Charts and diagrams as code
------
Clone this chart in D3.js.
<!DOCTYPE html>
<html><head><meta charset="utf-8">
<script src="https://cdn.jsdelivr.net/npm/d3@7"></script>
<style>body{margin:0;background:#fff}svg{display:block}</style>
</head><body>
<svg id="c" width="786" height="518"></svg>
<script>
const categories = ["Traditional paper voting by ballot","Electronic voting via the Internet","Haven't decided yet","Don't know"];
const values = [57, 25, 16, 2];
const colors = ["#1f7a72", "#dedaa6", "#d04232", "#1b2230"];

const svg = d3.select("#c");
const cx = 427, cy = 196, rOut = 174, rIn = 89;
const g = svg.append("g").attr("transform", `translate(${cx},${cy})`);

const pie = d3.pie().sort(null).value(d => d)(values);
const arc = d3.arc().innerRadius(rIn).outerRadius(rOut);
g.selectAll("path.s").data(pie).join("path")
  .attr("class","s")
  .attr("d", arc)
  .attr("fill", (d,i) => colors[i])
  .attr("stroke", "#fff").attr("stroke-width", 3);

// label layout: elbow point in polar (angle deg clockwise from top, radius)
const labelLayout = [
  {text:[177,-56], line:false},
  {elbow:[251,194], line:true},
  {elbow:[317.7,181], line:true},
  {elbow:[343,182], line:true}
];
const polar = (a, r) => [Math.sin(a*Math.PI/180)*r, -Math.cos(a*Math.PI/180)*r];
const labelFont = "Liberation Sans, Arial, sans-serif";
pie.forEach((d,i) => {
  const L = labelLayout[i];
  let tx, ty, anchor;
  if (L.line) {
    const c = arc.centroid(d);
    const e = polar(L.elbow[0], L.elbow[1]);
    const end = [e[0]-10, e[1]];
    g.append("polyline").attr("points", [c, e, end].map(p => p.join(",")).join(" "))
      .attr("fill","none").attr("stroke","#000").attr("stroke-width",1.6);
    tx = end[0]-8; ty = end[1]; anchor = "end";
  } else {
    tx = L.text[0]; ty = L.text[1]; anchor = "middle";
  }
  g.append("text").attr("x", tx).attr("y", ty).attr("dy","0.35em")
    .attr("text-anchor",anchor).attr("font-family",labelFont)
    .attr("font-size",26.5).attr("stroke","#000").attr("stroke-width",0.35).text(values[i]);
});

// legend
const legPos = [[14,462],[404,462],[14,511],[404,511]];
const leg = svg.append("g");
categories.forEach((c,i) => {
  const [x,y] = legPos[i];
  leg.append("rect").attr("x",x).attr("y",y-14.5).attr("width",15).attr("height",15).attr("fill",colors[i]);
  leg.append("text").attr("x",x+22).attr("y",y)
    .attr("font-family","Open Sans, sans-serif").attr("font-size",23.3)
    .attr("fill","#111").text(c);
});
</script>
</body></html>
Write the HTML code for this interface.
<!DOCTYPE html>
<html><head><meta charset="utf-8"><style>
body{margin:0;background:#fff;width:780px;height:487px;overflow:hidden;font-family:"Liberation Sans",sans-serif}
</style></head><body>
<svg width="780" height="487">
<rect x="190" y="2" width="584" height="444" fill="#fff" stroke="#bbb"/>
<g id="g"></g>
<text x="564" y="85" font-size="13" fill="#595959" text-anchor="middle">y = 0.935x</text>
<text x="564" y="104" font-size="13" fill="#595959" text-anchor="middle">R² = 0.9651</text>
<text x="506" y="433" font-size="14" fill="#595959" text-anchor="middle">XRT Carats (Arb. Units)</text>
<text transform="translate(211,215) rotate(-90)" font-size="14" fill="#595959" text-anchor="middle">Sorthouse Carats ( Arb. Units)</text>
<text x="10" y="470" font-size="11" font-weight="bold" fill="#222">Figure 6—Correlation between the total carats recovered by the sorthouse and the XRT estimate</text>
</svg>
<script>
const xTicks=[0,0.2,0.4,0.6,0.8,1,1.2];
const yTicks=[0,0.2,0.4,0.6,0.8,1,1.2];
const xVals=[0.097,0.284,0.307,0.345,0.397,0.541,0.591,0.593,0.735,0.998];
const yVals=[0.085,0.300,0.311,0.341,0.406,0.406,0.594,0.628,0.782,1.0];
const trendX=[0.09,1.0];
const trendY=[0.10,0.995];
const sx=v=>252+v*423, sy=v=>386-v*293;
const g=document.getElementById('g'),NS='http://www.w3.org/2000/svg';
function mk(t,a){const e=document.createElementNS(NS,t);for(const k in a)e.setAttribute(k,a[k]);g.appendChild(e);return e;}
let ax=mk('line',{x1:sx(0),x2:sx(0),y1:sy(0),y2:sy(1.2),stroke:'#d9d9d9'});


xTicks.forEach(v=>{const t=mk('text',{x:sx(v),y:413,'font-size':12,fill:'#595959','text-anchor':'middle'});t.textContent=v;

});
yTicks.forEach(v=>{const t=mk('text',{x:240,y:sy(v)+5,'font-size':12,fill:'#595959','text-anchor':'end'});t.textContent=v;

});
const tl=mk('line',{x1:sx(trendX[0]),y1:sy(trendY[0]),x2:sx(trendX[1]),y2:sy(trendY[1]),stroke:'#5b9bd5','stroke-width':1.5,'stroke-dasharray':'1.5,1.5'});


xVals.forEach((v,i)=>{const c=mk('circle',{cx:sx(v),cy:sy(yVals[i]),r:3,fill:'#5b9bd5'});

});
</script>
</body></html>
------
# Aim of the exercise
Provide the number of lines in the data above that contain the string "this", and nothing else.

# Exercise result
2